On the other hand, despite having one of the most widely-read blogs in the
world you'll almost never see him on TV. Both the right-wing and the left-wing
sides of the media don't like to show conservatives unless they're angry and
fire-breathing. And even the most intelligent of the fire-breathing
conservatives (say, Krauthammer) always come off as non-thoughtful.

------
CWuestefeld
I would claim that there are two factors that lead to the fact that most
scientists are Democrats: the overall lean of universities, and the source of
funding.

First, scientists tend to work in academia. It's well documented that
universities are strongly slanted to the left. It seems reasonable to expect
that when the left-leaning universities are looking to hire, they will tend to
(possibly not intentionally) favor others like themselves.
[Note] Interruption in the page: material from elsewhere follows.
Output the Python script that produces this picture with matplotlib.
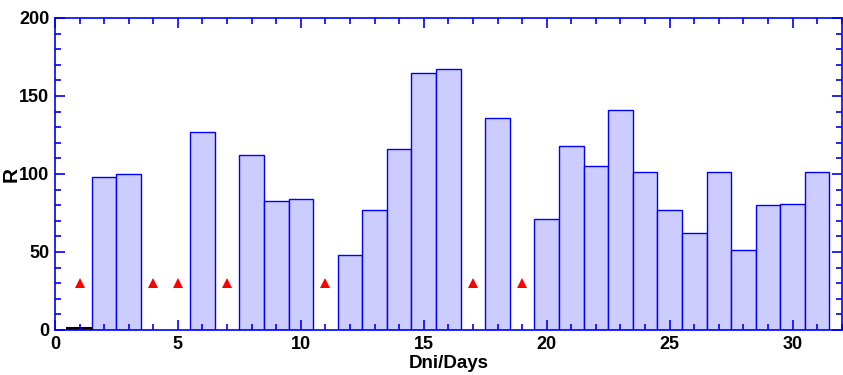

Second, the government is the largest funder of scientific research. However,
to the extent that the GOP favors a smaller government (and though they say
this, they don't actually do so, but that's a different discussion), this
would make one expect that those against such governmental funding would be
morally bound to find other means of employment.

 _asking how the guy who prohibited stem-cell research_

This isn't what happened. It's incredibly frustrating to me that people
continually read a ban on _federal funding_ to be a ban on research itself.
But it does reinforce my point that the governmental force behind science is
now perceived as _the sole_ force behind science.

 _reinforce the idea that Democrats are the party of science and rationality_

In the science of economics the opposite is true. For example, Democratic
support of minimum wages and other price controls, and especially their
opposition to free trade, fly against the wind of economic science.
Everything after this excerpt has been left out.